Interleukin 15 receptor, alpha subunit is a subunit of the interleukin 15 receptor that in humans is encoded by the IL15RA gene.

Structure 

The IL-15 receptor is composed of three subunits: IL-15R alpha, CD122, and CD132.  Two of these subunits, CD122 and CD132, are shared with the receptor for IL-2, but IL-2 receptor has an additional subunit (CD25).  The shared subunits contain the cytoplasmic motifs required for signal transduction, and this forms the basis of many overlapping biological activities of IL15 and IL2, although in vivo the two cytokines have separate biological effects.  This may be due to effects of the respective alpha chains, which are unique to each receptor, the kinetics and affinity of cytokine-cytokine receptor binding, or due to the availability and concentration of each cytokine.

Function 

IL-15Ralpha specifically binds IL15 with very high affinity, and is capable of binding IL-15 independently of other subunits.  It is suggested that this property allows IL-15 to be produced by one cell, endocytosed by another cell, and then presented to a third party cell.

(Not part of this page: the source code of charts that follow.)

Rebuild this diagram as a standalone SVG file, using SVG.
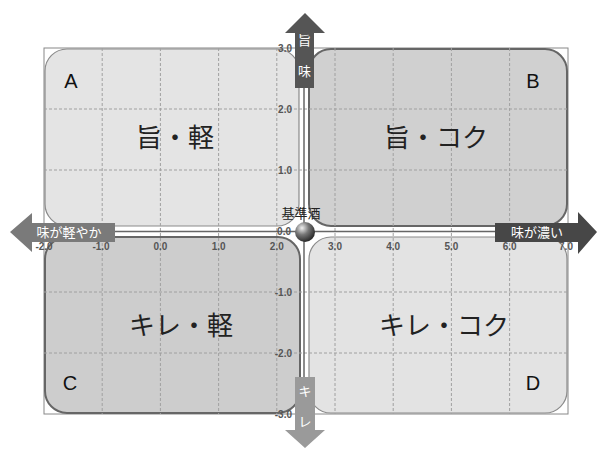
<svg xmlns="http://www.w3.org/2000/svg" width="597" height="450" viewBox="0 0 597 450">
<defs>
<style>
.grid{stroke:#a0a0a0;stroke-width:1;stroke-dasharray:3,2;fill:none}
.tick{font-family:"Liberation Sans",Arial,sans-serif;font-size:10px;font-weight:bold;fill:#555}
.big{font-family:"Noto Sans CJK JP","Liberation Sans",sans-serif;font-size:26px;fill:#222;text-anchor:middle}
.letter{font-family:"Liberation Sans",Arial,sans-serif;font-size:20px;fill:#111;text-anchor:middle}
.arrtxt{font-family:"Noto Sans CJK JP","Liberation Sans",sans-serif;font-size:13px;fill:#fff;text-anchor:middle}
</style>
<radialGradient id="ball" cx="0.35" cy="0.3" r="0.75">
<stop offset="0" stop-color="#f0f0f0"/>
<stop offset="0.45" stop-color="#777"/>
<stop offset="1" stop-color="#222"/>
</radialGradient>
</defs>
<rect width="597" height="450" fill="#fff"/>
<rect x="44" y="48" width="524" height="366" fill="#fff" stroke="#888" stroke-width="1"/>

<g id="quadrantA">
<rect x="45" y="49" width="254" height="177" rx="22" fill="#e4e4e4" stroke="#8a8a8a" stroke-width="1.2"/>
</g>
<g id="quadrantB">
<rect x="309" y="49" width="258" height="177" rx="22" fill="#d0d0d0" stroke="#666" stroke-width="2"/>
</g>
<g id="quadrantC">
<rect x="45" y="237" width="255" height="176" rx="22" fill="#cdcdcd" stroke="#666" stroke-width="2"/>
</g>
<g id="quadrantD">
<rect x="309" y="237" width="258" height="176" rx="22" fill="#e3e3e3" stroke="#8a8a8a" stroke-width="1.2"/>
</g>

<g id="grid">
<line class="grid" x1="102.2" y1="48" x2="102.2" y2="414"/>
<line class="grid" x1="160.4" y1="48" x2="160.4" y2="414"/>
<line class="grid" x1="218.6" y1="48" x2="218.6" y2="414"/>
<line class="grid" x1="276.8" y1="48" x2="276.8" y2="414"/>
<line class="grid" x1="335" y1="48" x2="335" y2="414"/>
<line class="grid" x1="393.2" y1="48" x2="393.2" y2="414"/>
<line class="grid" x1="451.4" y1="48" x2="451.4" y2="414"/>
<line class="grid" x1="509.6" y1="48" x2="509.6" y2="414"/>
<line class="grid" x1="44" y1="109" x2="568" y2="109"/>
<line class="grid" x1="44" y1="170" x2="568" y2="170"/>
<line class="grid" x1="44" y1="292" x2="568" y2="292"/>
<line class="grid" x1="44" y1="353" x2="568" y2="353"/>
</g>

<g id="connectors">
<line x1="44" y1="231.5" x2="568" y2="231.5" stroke="#666" stroke-width="1.5"/>
<line x1="304" y1="48" x2="304" y2="414" stroke="#666" stroke-width="1.5"/>
<path d="M10,232 L32,213 L32,223 L115,223 L115,242 L32,242 L32,252 Z" fill="#7a7a7a"/>
<path d="M597,232 L578,212 L578,223 L495,223 L495,242 L578,242 L578,254 Z" fill="#474747"/>
<path d="M305,13 L285,33 L295,33 L295,88 L314,88 L314,33 L325,33 Z" fill="#555"/>
<path d="M305,448 L285,430 L295,430 L295,377 L315,377 L315,430 L325,430 Z" fill="#9a9a9a"/>
</g>

<g id="tick-labels">
<text class="tick" x="292" y="52" text-anchor="end">3.0</text>
<text class="tick" x="292" y="113" text-anchor="end">2.0</text>
<text class="tick" x="292" y="174" text-anchor="end">1.0</text>
<text class="tick" x="291" y="235" text-anchor="end">0.0</text>
<text class="tick" x="292" y="296" text-anchor="end">-1.0</text>
<text class="tick" x="292" y="357" text-anchor="end">-2.0</text>
<text class="tick" x="292" y="418" text-anchor="end">-3.0</text>
<text class="tick" x="44" y="250" text-anchor="middle">-2.0</text>
<text class="tick" x="101" y="250" text-anchor="middle">-1.0</text>
<text class="tick" x="160.4" y="250" text-anchor="middle">0.0</text>
<text class="tick" x="218.6" y="250" text-anchor="middle">1.0</text>
<text class="tick" x="276.8" y="250" text-anchor="middle">2.0</text>
<text class="tick" x="335" y="250" text-anchor="middle">3.0</text>
<text class="tick" x="393.2" y="250" text-anchor="middle">4.0</text>
<text class="tick" x="451.4" y="250" text-anchor="middle">5.0</text>
<text class="tick" x="509.6" y="250" text-anchor="middle">6.0</text>
<text class="tick" x="566" y="250" text-anchor="middle">7.0</text>
</g>

<g id="axis-labels">
<text class="arrtxt" x="69" y="237">味が軽やか</text>
<text class="arrtxt" x="537" y="237">味が濃い</text>
<text class="arrtxt" x="304.5" y="45">旨</text>
<text class="arrtxt" x="304.5" y="76">味</text>
<text class="arrtxt" x="305" y="396">キ</text>
<text class="arrtxt" x="305" y="426">レ</text>
</g>

<g id="labelA"><text class="letter" x="71" y="88">A</text><text class="big" x="175" y="147">旨・軽</text></g>
<g id="labelB"><text class="letter" x="533" y="88">B</text><text class="big" x="436" y="147">旨・コク</text></g>
<g id="labelC"><text class="letter" x="70" y="390">C</text><text class="big" x="181" y="335">キレ・軽</text></g>
<g id="labelD"><text class="letter" x="533" y="390">D</text><text class="big" x="444" y="335">キレ・コク</text></g>

<g id="center">
<circle cx="305" cy="232" r="10" fill="url(#ball)"/>
<text x="301" y="218" font-family="'Noto Sans CJK JP','Liberation Sans',sans-serif" font-size="13" fill="#222" text-anchor="middle">基準酒</text>
</g>
</svg>
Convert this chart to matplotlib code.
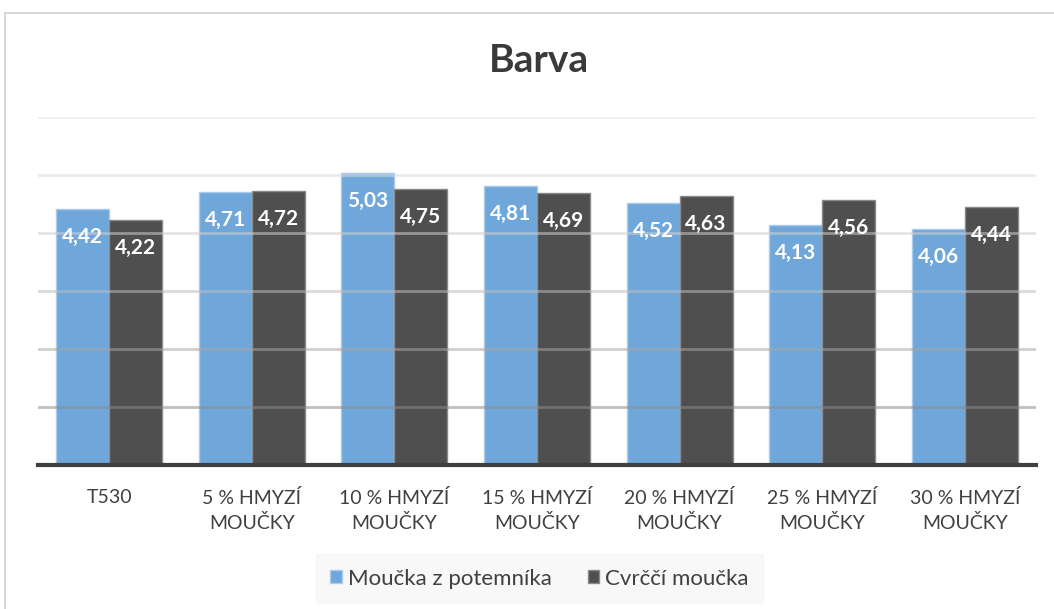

This receptor is reported to enhance cell proliferation and expression of apoptosis inhibitor BCL2L1/BCL2-XL and BCL2. Multiple alternatively spliced transcript variants of this gene have been reported. The full length sequences of only two variants encoding distinct isoforms are available.

Isoforms 

Several isoforms of the IL-15Ralpha protein have been detected. These isoforms can either result from alternative splicing of the mRNA encoding for the receptor or by shedding of the extra cellular domain of the receptor protein.